AIM OF THE EXERCISE:
In the listing that follows, retype every line from the first through the one containing "fig = go.Figure()". Pictures are to be left out.

RAW DATA:
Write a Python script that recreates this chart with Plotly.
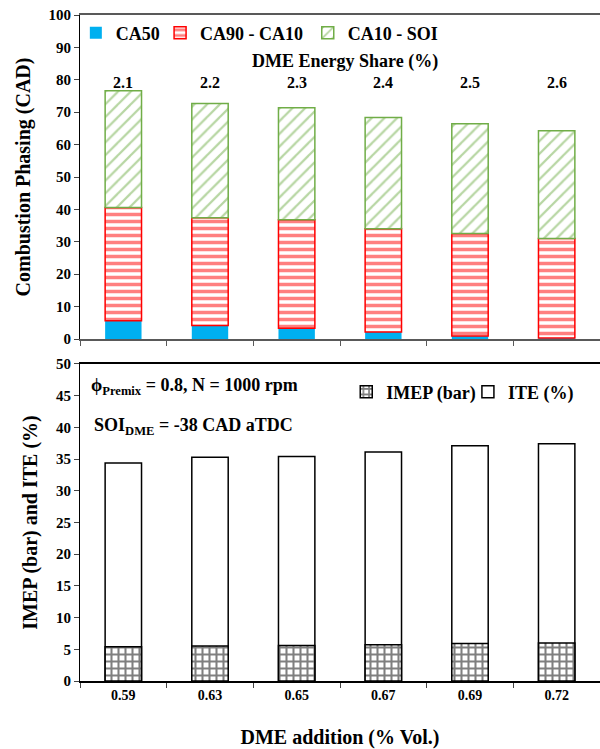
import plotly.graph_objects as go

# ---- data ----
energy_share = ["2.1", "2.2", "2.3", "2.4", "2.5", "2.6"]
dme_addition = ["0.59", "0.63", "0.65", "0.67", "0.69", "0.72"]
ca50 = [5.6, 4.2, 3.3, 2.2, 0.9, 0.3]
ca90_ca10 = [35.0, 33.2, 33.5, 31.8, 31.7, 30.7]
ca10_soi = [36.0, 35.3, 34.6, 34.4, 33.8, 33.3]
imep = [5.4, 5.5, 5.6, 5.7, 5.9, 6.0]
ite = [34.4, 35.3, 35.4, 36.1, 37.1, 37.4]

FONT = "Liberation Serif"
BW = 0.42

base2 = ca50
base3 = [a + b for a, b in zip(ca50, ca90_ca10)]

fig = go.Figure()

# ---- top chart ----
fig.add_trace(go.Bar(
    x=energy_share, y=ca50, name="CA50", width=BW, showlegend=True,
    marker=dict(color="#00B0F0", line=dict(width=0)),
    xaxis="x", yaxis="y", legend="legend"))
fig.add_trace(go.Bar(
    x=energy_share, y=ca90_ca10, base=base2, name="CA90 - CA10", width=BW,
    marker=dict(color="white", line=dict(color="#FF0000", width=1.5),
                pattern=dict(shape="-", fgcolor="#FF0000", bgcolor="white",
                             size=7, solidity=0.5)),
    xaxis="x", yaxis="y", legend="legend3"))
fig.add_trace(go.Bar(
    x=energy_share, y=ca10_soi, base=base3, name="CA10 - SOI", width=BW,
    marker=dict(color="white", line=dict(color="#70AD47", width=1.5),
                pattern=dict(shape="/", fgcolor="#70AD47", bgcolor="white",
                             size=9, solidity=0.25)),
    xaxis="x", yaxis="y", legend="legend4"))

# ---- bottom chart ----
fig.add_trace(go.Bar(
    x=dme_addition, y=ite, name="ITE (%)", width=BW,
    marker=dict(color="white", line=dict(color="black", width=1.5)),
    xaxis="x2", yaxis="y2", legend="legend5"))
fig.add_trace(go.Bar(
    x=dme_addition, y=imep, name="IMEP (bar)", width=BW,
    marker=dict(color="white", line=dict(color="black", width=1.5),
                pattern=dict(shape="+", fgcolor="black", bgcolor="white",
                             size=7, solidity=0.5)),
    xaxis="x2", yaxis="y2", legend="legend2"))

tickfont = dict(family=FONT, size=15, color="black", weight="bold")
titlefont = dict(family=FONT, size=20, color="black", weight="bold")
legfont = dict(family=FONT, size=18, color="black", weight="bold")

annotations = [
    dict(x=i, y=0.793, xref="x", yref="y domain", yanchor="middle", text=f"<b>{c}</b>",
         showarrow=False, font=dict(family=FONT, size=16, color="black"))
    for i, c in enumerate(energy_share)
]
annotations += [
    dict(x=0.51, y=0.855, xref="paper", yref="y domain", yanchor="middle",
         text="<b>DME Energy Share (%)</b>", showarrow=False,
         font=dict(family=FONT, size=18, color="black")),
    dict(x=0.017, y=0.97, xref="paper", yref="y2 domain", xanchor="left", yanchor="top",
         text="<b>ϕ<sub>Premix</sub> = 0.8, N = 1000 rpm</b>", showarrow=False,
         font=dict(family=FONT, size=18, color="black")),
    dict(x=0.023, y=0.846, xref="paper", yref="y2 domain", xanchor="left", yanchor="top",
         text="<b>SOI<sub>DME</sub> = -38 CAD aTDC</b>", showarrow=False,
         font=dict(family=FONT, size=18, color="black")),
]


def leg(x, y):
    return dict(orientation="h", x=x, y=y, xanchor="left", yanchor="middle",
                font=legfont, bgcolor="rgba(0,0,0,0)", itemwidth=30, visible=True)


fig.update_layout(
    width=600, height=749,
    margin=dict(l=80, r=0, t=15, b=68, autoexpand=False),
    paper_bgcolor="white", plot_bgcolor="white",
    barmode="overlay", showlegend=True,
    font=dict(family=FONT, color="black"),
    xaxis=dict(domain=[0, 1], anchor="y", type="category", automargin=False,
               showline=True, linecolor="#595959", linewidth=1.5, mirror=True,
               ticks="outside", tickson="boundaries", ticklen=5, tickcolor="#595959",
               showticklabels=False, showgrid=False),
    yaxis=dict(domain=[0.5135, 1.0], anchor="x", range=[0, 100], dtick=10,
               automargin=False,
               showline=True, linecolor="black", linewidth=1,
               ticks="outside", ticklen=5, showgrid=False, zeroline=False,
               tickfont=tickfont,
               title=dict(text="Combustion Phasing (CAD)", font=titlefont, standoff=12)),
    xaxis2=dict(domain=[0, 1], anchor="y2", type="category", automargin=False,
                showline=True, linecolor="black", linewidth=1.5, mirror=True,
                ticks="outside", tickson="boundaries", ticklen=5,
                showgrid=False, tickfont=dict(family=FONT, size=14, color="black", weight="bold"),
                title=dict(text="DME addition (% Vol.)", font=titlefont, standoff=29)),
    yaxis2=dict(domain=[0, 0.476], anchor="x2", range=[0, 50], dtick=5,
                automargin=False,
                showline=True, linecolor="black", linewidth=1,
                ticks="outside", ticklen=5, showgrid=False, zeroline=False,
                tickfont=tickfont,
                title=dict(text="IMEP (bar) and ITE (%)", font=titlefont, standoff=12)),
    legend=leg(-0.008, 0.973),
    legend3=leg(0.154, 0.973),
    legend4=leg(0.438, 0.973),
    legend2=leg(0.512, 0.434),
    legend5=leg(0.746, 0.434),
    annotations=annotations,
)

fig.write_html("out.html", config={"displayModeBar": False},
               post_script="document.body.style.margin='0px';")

FULL OUTPUT:
Write a Python script that recreates this chart with Plotly.
import plotly.graph_objects as go

# ---- data ----
energy_share = ["2.1", "2.2", "2.3", "2.4", "2.5", "2.6"]
dme_addition = ["0.59", "0.63", "0.65", "0.67", "0.69", "0.72"]
ca50 = [5.6, 4.2, 3.3, 2.2, 0.9, 0.3]
ca90_ca10 = [35.0, 33.2, 33.5, 31.8, 31.7, 30.7]
ca10_soi = [36.0, 35.3, 34.6, 34.4, 33.8, 33.3]
imep = [5.4, 5.5, 5.6, 5.7, 5.9, 6.0]
ite = [34.4, 35.3, 35.4, 36.1, 37.1, 37.4]

FONT = "Liberation Serif"
BW = 0.42

base2 = ca50
base3 = [a + b for a, b in zip(ca50, ca90_ca10)]

fig = go.Figure()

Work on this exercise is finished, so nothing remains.